Regulated gas prices
However, there is an important caveat to this discussion about gas supply and demand: the gas price in Indonesia is regulated by the government. This factor is relevant for analysing demand and for investors planning their capital commitment for any project.
According to the report, for manufacturing companies in the fertiliser, petrochemical and steel sectors, the gas price is capped at $6/mn Btu, while the cap for a power plant can vary depending on its location, the energy consumption and availability. There is a ceiling of around $9.75/mn Btu. Power plant operators can pass on the gas price escalation risk to PLN through a long-term power purchase agreement which includes the input costs of generation. The government gives priority to fertiliser and ceramic tile producers by providing more affordable gas prices to ensure their competitiveness vis-a-vis imported products.
Similarly, the government controls gas prices for industrial end-users through energy ministry regulation. The gas pricing control is set and monitored by limiting the profitability of distributors and traders.

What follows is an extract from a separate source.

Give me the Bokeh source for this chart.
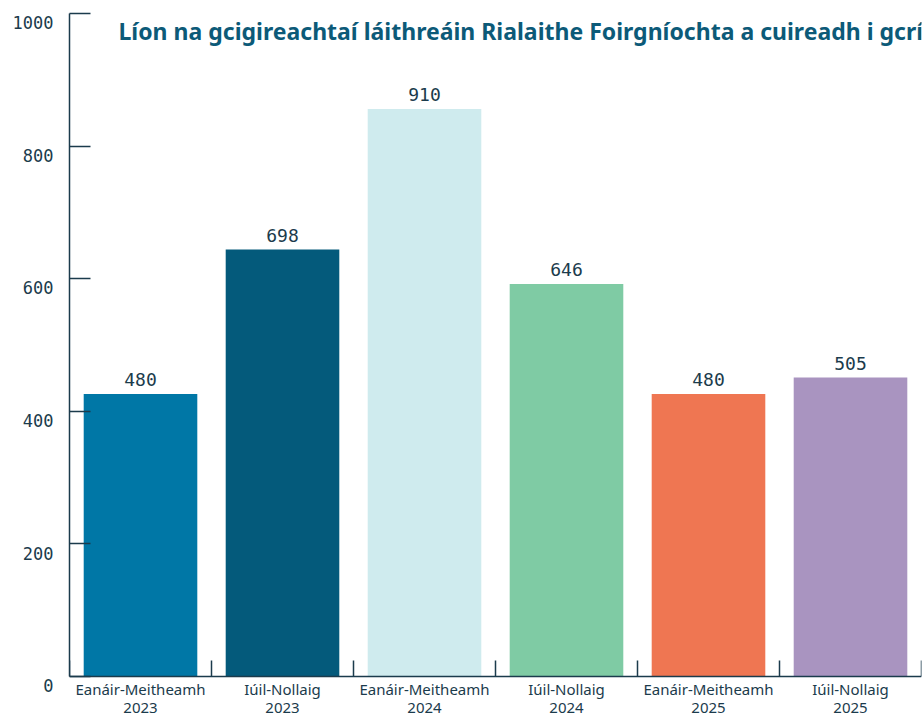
from bokeh.plotting import figure
from bokeh.models import Range1d, LinearAxis, FixedTicker, Label, ColumnDataSource
from bokeh.embed import file_html
from bokeh.resources import INLINE
from bokeh.core.properties import value

title_text = "Líon na gcigireachtaí láithreáin Rialaithe Foirgníochta a cuireadh i gcrích"
periods = ["Eanáir-Meitheamh", "Iúil-Nollaig", "Eanáir-Meitheamh",
           "Iúil-Nollaig", "Eanáir-Meitheamh", "Iúil-Nollaig"]
years = ["2023", "2023", "2024", "2024", "2025", "2025"]
counts = [480, 698, 910, 646, 480, 505]
colors = ["#0077a6", "#045a7b", "#cfebee", "#7fcba4", "#ef7652", "#a994c0"]
y_ticks = [0, 200, 400, 600, 800, 1000]
# in the original the bars stand about this much lower than their labels
bar_offset = 54

DARK = "#1b3b4c"
n = len(counts)
xs = list(range(n))
cat_labels = [f"{p}\n{y}" for p, y in zip(periods, years)]

src = ColumnDataSource(dict(x=xs, top=[c - bar_offset for c in counts],
                            color=colors, txt=[str(c) for c in counts]))

p = figure(width=922, height=718, output_backend="svg", toolbar_location=None,
           x_range=Range1d(-0.5, n - 0.5), y_range=Range1d(-63.3, 1000),
           y_axis_location=None,
           min_border_left=69, min_border_right=1, min_border_top=13,
           min_border_bottom=0)
p.extra_y_ranges = {"axis_lbl": Range1d(-63.3 + 14, 1014)}
p.outline_line_color = None
p.xgrid.visible = False
p.ygrid.visible = False
p.background_fill_color = "white"

p.vbar(x="x", top="top", bottom=0, width=0.8, color="color",
       line_color=None, source=src)

p.text(x="x", y="top", text="txt", source=src, text_align="center",
       text_baseline="bottom", y_offset=-8,
       text_font=value("DejaVu Sans Mono"), text_font_size="18px",
       text_color=DARK)

# axis line + ticks
ya = LinearAxis(ticker=FixedTicker(ticks=y_ticks),
                bounds=(y_ticks[0], y_ticks[-1]))
ya.axis_line_color = DARK
ya.axis_line_width = 1.5
ya.major_tick_line_color = DARK
ya.major_tick_line_width = 1.5
ya.major_tick_in = 21
ya.major_tick_out = 0
ya.minor_tick_line_color = None
ya.major_label_standoff = 0
ya.major_label_overrides = {t: "" for t in y_ticks}
p.add_layout(ya, "left")

# tick labels (sit slightly below their ticks, as in the original)
yl = LinearAxis(y_range_name="axis_lbl", ticker=FixedTicker(ticks=y_ticks))
yl.axis_line_color = None
yl.major_tick_line_color = None
yl.minor_tick_line_color = None
yl.major_tick_in = 0
yl.major_tick_out = 0
yl.major_label_standoff = 16
yl.major_label_text_font = "DejaVu Sans Mono"
yl.major_label_text_font_size = "17px"
yl.major_label_text_color = DARK
p.add_layout(yl, "left")

xa = p.xaxis[0]
xa.fixed_location = 0
xa.ticker = FixedTicker(ticks=xs, minor_ticks=[i - 0.5 for i in range(n + 1)])
xa.major_label_overrides = {i: lab for i, lab in zip(xs, cat_labels)}
xa.axis_line_color = DARK
xa.axis_line_width = 1.5
xa.major_tick_in = 0
xa.major_tick_out = 0
xa.major_tick_line_color = None
xa.minor_tick_in = 16
xa.minor_tick_out = 0
xa.minor_tick_line_color = DARK
xa.minor_tick_line_width = 1.5
xa.major_label_standoff = 2
xa.major_label_text_font = "Noto Sans"
xa.major_label_text_font_size = "15px"
xa.major_label_text_color = DARK
xa.major_label_text_line_height = 0.92

title = Label(x=-0.155, y=974, text=title_text,
              text_font="Noto Sans", text_font_style="bold",
              text_font_size="23px", text_color="#0c5a78",
              text_baseline="alphabetic", text_align="left")
p.add_layout(title)

open("out.html", "w").write(file_html(p, INLINE))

“This regulation strives to ensure price and profit stability for traders and distributors by eliminating the speculative activities of gas traders that do not have any ownership of infrastructure – the lack of which is one of the key reasons behind Indonesia’s uncompetitive gas prices,” the DBS Group report said.
Gas distributors that own pipeline infrastructure are entitled to a maximum distribution margin of 7% or a maximum internal rate of return on a given project of 11%. The regulation ensures that distributors with a pipeline utilisation rate of 60% earn enough to cover their capital and operating costs.
Meanwhile, according to an energy ministry regulation on gas allocation mechanism, domestic gas should prioritise the domestic market obligation (DMO). According to the report, the pricing is pretty much a business-to-business affair that revolves around the operators’ long-term contracts with buyers such as gas traders. The upstream contractors’ work scope is stipulated in the PSC with the Indonesian government. Upstream gas pricing takes into account several factors such as the required capital investment and field characteristics. Hence, upstream gas selling prices may vary between $4-$7/mn Btu on average across Indonesia, the report said.
Move towards greater consolidation
The report believes that in order to achieve better pricing and availability of gas, consolidation is required in the market –as the government demonstrated by its merger of gas distributor Perusahaan Gas Negara (PGN) with Pertamina’s gas subsidiary Pertagas last year.
The rationale for the merger also goes beyond pricing – as PGN has the potential to ramp up its distribution volume from tapping supplies owned by its shareholder Pertamina.
Other potential synergies include giving Pertamina access to midstream infrastructure, mainly PGN’s comprehensive pipeline in the Java and Sumatra regions.